The National Company Law Appellate Tribunal (NCLAT) reiterated that a resolution plan once approved by the committee of creditors (CoC) of a company could not be withdrawn as it “frustrates the entire exercise of corporate insolvency resolution process”.

“A resolution applicant whose resolution plan stands approved by committee of creditors cannot be permitted to alter his position to the detriment of various stake holders after pushing out all potential rivals during the bidding process. This is fraught with disastrous consequences for the corporate debtor which may be pushed into liquidation,” the NCLAT said in its judgment.

In an earlier judgment in the matter of Educomp Solutions, the NCLAT had overturned a decision by the National Company Law Tribunal (NCLT) and ruled that a resolution plan once approved by the CoC could not be withdrawn by the resolution applicant on any grounds.

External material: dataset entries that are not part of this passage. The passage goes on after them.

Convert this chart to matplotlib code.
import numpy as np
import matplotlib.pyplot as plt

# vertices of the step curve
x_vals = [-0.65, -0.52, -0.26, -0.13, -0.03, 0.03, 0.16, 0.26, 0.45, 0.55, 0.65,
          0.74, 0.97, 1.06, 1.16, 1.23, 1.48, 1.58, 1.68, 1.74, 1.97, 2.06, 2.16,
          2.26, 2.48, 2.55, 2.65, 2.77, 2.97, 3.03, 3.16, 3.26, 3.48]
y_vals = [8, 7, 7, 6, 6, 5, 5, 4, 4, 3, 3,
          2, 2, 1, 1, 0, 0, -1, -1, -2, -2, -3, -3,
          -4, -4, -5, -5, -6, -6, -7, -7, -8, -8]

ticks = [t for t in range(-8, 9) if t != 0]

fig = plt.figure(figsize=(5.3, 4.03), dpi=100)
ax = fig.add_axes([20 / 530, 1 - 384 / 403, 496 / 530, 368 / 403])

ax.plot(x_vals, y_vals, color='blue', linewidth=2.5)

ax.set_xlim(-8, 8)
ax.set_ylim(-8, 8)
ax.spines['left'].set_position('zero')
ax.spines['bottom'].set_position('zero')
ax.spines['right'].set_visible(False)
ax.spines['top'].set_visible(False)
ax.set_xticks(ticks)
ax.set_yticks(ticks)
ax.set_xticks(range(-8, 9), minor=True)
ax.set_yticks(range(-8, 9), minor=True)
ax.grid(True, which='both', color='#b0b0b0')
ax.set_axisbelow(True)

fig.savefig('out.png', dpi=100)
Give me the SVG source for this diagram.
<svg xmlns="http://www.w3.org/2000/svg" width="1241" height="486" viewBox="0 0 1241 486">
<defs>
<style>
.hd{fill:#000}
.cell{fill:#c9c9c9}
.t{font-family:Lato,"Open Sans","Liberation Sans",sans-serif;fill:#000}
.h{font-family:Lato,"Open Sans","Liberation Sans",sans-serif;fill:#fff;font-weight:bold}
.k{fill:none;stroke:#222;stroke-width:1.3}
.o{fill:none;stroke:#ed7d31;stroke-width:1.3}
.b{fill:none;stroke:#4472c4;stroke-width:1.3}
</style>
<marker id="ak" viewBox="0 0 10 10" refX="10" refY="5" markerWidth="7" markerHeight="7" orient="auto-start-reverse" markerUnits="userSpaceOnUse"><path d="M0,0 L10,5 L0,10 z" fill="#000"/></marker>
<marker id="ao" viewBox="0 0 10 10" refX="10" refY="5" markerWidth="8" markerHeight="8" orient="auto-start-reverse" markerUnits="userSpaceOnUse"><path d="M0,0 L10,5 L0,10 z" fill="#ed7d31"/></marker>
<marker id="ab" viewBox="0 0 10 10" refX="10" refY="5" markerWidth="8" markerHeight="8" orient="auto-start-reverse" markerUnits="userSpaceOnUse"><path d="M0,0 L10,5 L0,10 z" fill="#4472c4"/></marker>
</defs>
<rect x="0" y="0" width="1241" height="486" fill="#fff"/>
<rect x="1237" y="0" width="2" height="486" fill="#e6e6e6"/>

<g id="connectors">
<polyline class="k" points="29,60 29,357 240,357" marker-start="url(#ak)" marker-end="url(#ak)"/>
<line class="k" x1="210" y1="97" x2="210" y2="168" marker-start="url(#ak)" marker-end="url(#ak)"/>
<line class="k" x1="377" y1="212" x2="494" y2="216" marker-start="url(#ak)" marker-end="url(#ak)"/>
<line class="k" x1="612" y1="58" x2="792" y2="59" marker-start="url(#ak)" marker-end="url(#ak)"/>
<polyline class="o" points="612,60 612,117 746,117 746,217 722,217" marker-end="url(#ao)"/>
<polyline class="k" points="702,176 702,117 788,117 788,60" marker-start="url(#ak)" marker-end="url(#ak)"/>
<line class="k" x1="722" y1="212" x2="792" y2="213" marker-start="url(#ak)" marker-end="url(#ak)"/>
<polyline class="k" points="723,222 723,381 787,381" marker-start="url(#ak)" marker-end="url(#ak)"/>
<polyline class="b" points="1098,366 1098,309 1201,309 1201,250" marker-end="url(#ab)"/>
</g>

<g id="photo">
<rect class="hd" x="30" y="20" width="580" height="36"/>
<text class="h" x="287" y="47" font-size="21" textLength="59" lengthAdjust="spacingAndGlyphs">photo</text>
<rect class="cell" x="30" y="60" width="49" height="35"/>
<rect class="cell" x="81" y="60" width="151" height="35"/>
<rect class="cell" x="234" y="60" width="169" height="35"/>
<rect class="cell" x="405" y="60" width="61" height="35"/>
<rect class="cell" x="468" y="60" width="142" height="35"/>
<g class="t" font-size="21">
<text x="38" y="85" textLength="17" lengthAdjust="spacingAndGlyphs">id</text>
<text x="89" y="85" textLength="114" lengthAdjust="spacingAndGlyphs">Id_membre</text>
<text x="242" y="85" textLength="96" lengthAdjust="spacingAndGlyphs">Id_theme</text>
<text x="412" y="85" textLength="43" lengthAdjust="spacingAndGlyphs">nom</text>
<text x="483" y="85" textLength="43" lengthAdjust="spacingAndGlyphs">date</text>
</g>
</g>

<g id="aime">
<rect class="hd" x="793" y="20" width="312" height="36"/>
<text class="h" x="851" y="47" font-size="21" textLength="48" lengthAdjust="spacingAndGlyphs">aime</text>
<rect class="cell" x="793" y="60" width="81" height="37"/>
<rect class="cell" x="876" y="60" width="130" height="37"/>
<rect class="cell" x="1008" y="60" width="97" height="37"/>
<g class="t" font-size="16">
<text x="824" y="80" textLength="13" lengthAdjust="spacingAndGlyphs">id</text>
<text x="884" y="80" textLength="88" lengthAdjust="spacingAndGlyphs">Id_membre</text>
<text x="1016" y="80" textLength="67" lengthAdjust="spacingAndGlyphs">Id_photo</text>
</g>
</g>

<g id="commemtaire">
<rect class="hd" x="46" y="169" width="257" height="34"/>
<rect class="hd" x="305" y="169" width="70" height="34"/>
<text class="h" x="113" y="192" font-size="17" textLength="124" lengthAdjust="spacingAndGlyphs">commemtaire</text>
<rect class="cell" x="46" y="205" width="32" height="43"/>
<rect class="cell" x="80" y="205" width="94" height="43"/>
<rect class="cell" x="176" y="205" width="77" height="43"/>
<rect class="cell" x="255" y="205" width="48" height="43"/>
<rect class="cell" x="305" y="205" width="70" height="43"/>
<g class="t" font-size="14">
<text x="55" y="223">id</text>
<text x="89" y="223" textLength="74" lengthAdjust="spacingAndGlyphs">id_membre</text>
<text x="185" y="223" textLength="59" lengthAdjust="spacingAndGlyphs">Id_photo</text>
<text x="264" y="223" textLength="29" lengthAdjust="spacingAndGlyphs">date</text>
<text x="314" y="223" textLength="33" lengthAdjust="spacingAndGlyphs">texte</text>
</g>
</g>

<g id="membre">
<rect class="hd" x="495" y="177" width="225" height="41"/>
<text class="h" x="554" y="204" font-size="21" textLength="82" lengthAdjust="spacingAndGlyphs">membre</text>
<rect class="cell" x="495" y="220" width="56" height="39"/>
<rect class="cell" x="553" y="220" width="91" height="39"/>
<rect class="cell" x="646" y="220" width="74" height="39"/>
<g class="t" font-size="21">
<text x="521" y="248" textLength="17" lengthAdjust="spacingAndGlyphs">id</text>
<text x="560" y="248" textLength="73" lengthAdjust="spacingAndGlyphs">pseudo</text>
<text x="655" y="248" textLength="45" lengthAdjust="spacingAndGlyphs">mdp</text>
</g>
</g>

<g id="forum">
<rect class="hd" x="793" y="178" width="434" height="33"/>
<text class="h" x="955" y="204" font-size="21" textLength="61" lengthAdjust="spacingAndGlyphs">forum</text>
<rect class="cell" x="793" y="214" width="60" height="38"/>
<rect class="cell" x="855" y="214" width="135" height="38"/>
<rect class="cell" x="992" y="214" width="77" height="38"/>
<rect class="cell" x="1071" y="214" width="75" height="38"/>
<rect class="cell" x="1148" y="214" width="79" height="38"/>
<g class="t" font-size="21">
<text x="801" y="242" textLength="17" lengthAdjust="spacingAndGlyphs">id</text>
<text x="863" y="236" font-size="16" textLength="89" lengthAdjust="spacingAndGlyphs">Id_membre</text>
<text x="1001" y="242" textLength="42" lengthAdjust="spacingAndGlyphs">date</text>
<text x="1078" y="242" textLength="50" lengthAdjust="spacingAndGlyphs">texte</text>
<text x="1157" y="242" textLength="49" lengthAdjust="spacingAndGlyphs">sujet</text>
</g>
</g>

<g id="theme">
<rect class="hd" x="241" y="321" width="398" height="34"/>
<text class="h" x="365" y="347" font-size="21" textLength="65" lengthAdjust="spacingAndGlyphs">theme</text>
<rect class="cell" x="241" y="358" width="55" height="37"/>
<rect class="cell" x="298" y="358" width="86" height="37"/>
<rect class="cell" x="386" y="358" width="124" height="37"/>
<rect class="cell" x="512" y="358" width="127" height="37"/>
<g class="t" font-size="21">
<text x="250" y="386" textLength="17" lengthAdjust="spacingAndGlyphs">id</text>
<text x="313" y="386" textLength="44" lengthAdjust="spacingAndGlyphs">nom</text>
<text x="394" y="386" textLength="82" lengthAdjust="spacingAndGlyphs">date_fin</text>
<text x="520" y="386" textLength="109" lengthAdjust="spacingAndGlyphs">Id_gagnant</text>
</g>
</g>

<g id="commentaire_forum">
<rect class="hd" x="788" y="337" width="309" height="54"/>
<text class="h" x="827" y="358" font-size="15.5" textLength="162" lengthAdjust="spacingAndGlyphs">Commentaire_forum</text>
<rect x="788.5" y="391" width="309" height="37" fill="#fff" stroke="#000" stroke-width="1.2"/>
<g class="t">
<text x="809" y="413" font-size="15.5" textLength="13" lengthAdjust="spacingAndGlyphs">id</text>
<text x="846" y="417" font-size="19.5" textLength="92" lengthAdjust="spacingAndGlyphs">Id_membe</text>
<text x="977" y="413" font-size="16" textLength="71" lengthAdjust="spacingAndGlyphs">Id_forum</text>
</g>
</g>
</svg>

In its judgment on Wednesday as well, the NCLAT rejected a plea moved by Kundan Care Products which wanted to withdraw its resolution plan for Astonfield Solar (Gujarat) Private on grounds that it was “unfit for implementation”.

The company, Kundan Care, also wanted that its performance bank guarantee, be returned to it now that it was unwilling to go through with the process as the plan had been “rendered commercially unviable on account of delay in conclusion” of the insolvency process.

The plea moved by Kundan Care had already been rejected by a special bench-II of the National Company Law Tribunal (NCLT) at Delhi, which had ruled that it would not be appropriate for it to deal with an issue that was already sub-judice before the Supreme Court.

The adjudicating authority had also said that there was no provision in the Insolvency and Bankruptcy Code (IBC), which allowed the adjudicating authority to allow withdrawal of a resolution plan after approval by the CoC.